Exercise prompt: Go through the records below line by line, counting those that contain the word "this"; answer with the count only.
------ Entries supplied
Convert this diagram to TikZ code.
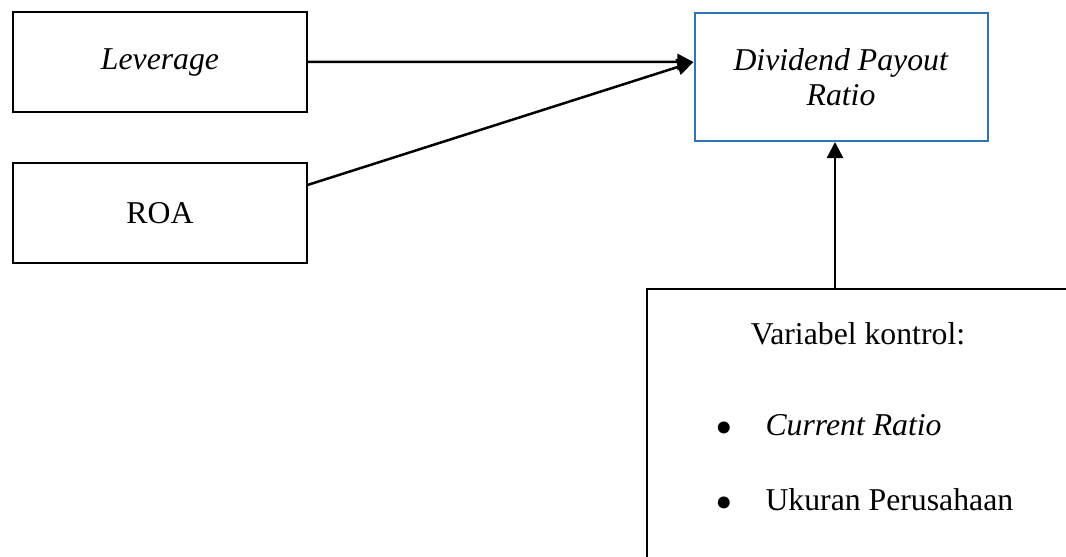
\documentclass[tikz,border=0pt]{standalone}
\usepackage{fontspec}
\setmainfont{Liberation Serif}
\usetikzlibrary{arrows.meta,positioning}
\definecolor{boxblue}{RGB}{46,117,182}
\newcommand{\itembullet}{\raisebox{-3.6pt}{\fontsize{20}{20}\selectfont\textbullet}}
\begin{document}
\begin{tikzpicture}[x=0.4pt,y=-0.4pt,
every node/.style={font=\fontsize{12.7}{14}\selectfont},
box/.style={draw,line width=0.8pt,minimum width=117.2pt,minimum height=40pt,inner sep=0pt},
item/.style={anchor=base west,inner sep=0pt},
link/.style={line width=1pt,-{Triangle[length=6.5pt,width=6.5pt]}}]
\useasboundingbox (0,0) rectangle (1066,557);
\clip (0,0) rectangle (1066,557);
\node[box] (lev) at (160,62) {\textit{Leverage}};
\node[box] (roa) at (160,213) {ROA};
\node[box,draw=boxblue,minimum height=51.2pt,align=center] (dpr) at (841,77) {\textit{Dividend Payout}\\\textit{Ratio}};
\node[box,minimum width=189.2pt,minimum height=124.4pt] (ctrl) at (883.5,444.5) {};
\node[anchor=base,inner sep=0pt] (judul) at (858,345) {Variabel kontrol:};
\node[item] (cr) at (715,436) {\makebox[20pt][l]{\itembullet}\textit{Current Ratio}};
\node[item] (size) at (715,511) {\makebox[20pt][l]{\itembullet}Ukuran Perusahaan};
\coordinate (tip) at ([yshift=6pt]dpr.west);
\draw[link] (lev.east) -- (tip);
\draw[link] ([yshift=11.2pt]roa.east) -- (tip);
\coordinate (up) at ([xshift=-2.4pt]dpr.south);
\draw[link] (up |- ctrl.north) -- (up);
\end{tikzpicture}
\end{document}
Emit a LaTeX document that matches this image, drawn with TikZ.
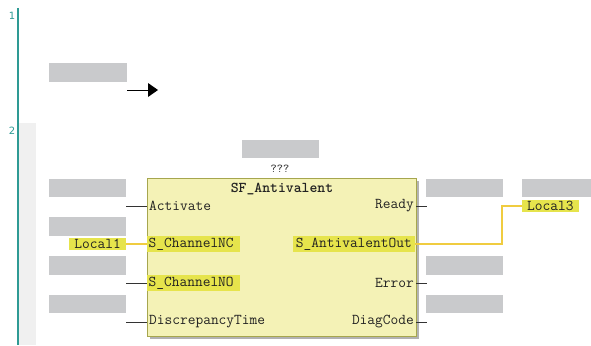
------------
Reply: 2